Through the remainder of my watch, more then once, I heard him bellow a pained and futile ‘FUUUUUUCK’ at that hateful wind which flayed him where he stood.
The next day at 0300 and we were on the move. I was at the wheel of the M______ as we sat in the Poe lock at the Soo waiting to go down.
‘I can’t see the city anymore,’ I heard the captain say from the port bridge wing. I leaned forward over the steering console to look and sure enough, it was gone. Lost inside a fog bank that soon enveloped us too.
‘Jesus that came on quick,’ he said.
Clear of the lock we navigated the St. Marys River in zero visibility. The captain would give me a heading and I stared at the red digital compass course, four feet ahead of me and then looked over it and out ahead into the blank screen of fog. The muscles in my eyes didn’t know whether to contract or relax. They began to bother me; to ache in an unfamiliar way. I was looking for navigation buoys and crib lights and kept imagining I was seeing them. It was as though I were conjuring them into existence in their metaphysical form, their shape, or the shadow of their shape, would emerge at random places all across my field of vision. The real ones only became visible, once passed our bows and at the ship’s shoulder. Too late to offer any assistance.
Lake Huron and Lake Erie are joined by the St. Clair and Detroit rivers. Lake St. Clair is where the St. Clair River ends and the Detroit River begins. Wheelsmen tend to dislike steering this section simply because it is so dull. There is nothing to see and it is just two straight course lines to cross it.
‘Keep ‘er in the middle,’ will be the OOW (officer of the watch) or the captain’s helm order and then it’s up to you to thread the gauntlet of red and green buoys that mark the channel across the shallow lake.

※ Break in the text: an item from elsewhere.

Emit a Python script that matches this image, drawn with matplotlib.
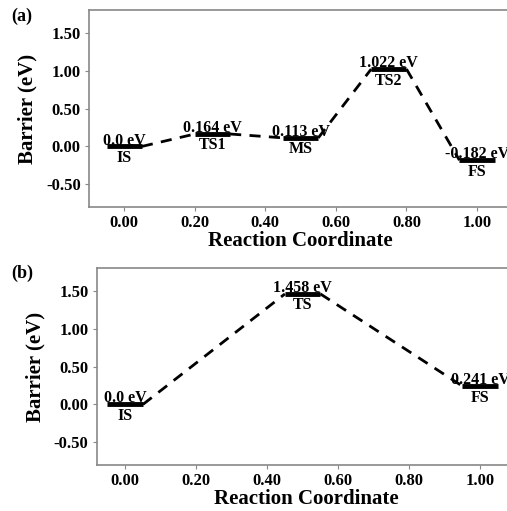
import matplotlib
matplotlib.use("Agg")
import matplotlib.pyplot as plt

plt.rcParams["font.family"] = ["Liberation Serif", "DejaVu Serif"]
plt.rcParams["font.weight"] = "bold"

# panel (a)
a_names = ["IS", "TS1", "MS", "TS2", "FS"]
a_x = [0.0, 0.25, 0.5, 0.75, 1.0]
a_e = [0.0, 0.164, 0.113, 1.022, -0.182]
a_lbl = ["0.0 eV", "0.164 eV", "0.113 eV", "1.022 eV", "-0.182 eV"]

# panel (b)
b_names = ["IS", "TS", "FS"]
b_x = [0.0, 0.5, 1.0]
b_e = [0.0, 1.458, 0.241]
b_lbl = ["0.0 eV", "1.458 eV", "0.241 eV"]

xticks = [0.0, 0.2, 0.4, 0.6, 0.8, 1.0]
yticks = [-0.5, 0.0, 0.5, 1.0, 1.5]

fig = plt.figure(figsize=(5.07, 5.11), dpi=100)
ax1 = fig.add_axes([0.1755, 0.595, 0.835, 0.385])
ax2 = fig.add_axes([0.191, 0.090, 0.826, 0.3855])

hw = 0.05


def draw(ax, xs, es, lbls, names, xmin):
    for i in range(len(xs)):
        ax.plot([xs[i] - hw, xs[i] + hw], [es[i], es[i]], color="black",
                lw=3.5, solid_capstyle="butt", zorder=3)
        ax.annotate(lbls[i], (xs[i], es[i]), xytext=(0, -1.5),
                    textcoords="offset points", ha="center", va="bottom",
                    fontsize=11.5, fontweight="bold")
        ax.annotate(names[i], (xs[i], es[i]), xytext=(0, -2.5),
                    textcoords="offset points", ha="center", va="top",
                    fontsize=11.5, fontweight="bold")
    for i in range(len(xs) - 1):
        ax.plot([xs[i] + hw, xs[i + 1] - hw], [es[i], es[i + 1]],
                color="black", lw=2, ls=(0, (4, 3)), zorder=2)
    ax.set_xlim(xmin, 1.1)
    ax.set_ylim(-0.8, 1.8)
    ax.set_xticks(xticks)
    ax.set_yticks(yticks)
    ax.set_xticklabels(["%.2f" % v for v in xticks], fontsize=12, fontweight="bold")
    ax.set_yticklabels(["%.2f" % v for v in yticks], fontsize=12, fontweight="bold")
    ax.tick_params(direction="out", length=3, color="#888888", pad=3)
    for s in ax.spines.values():
        s.set_color("#888888")
        s.set_linewidth(1.2)
    ax.set_xlabel("Reaction Coordinate", fontsize=15, fontweight="bold", labelpad=0)
    ax.set_ylabel("Barrier (eV)", fontsize=15, fontweight="bold", labelpad=6)


draw(ax1, a_x, a_e, a_lbl, a_names, -0.1)
draw(ax2, b_x, b_e, b_lbl, b_names, -0.08)

fig.text(0.022, 0.968, "(a)", fontsize=13, fontweight="bold", va="center")
fig.text(0.022, 0.466, "(b)", fontsize=13, fontweight="bold", va="center")

fig.savefig("out.png", dpi=100)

We were steering the final stretch as the sun came up. We listened to the traffic controller at Sarnia traffic giver her dispatches to transiting ships. She had a pleasant voice and we speculated as to what she might look like to pass the time. Detroit’s skyscrapers soon became visible on the horizon. Otis Redding’s album Blue was playing and seemed the perfect soundtrack for the hour. The rising sun reflected powerfully off the east side of the downtown’s buildings. The top of the Marriott’s glass tower was a shimmering beacon beckoning us south. The sun lingered on for an hour and then it began to rain once more.
It rained in Toledo, Ohio where we unloaded two of our holds. And it rained in Port Colbourne, Ontario, where we unloaded our remaining three holds. We moored not far from lock 8, the final lock in the Welland Canal system, from where, like the tiers of a wedding cake, the canal descends to locks 7, 6, 5, 4, 3, 2 and 1, over a 27-mile stretch, down to Lake Ontario.
I noticed the date and realized I was already halfway through my rotation.
‘Man, time goes by quick when you get to our age doesn’t it,’ I said to my shipmate who joined at crew change the day before. He knows more than most as his father recently passed away and he has been through the painful process of packing up all of his things and selling the old family home in Newfoundland.
‘He had so much stuff and I just don’t have the room for it,’ he said sadly. ‘I had to get a dumpster and throw a lot of it out.’
After my morning watch I went for a run along the canal and thought about what he said. What happens to all our possessions -these things we spend a lifetime accumulating – when we’re gone. The wet weather seemed suitably lachrymose and kept most people indoors. Except for a few dog walkers and a lot of geese, I was alone.
Snails, drawn out by the moisture, emerged from the grassy verge and took up suicidal positions on the foot path. Something caught the corner of my eye. It was a cardinal on a high branch. They’re often thought to bring messages from dead loved ones and to portend hope and renewal. I don’t know if any of that is true but it had been a while since I’d seen one and it’s scarlet feathers did cheer me in that gloomy grey drear of day.
As I reached my seventh kilometer, a Joel Plaskett song came on my running playlist. I sang along loudly and unashamed, and I turned around and ran back towards the ship.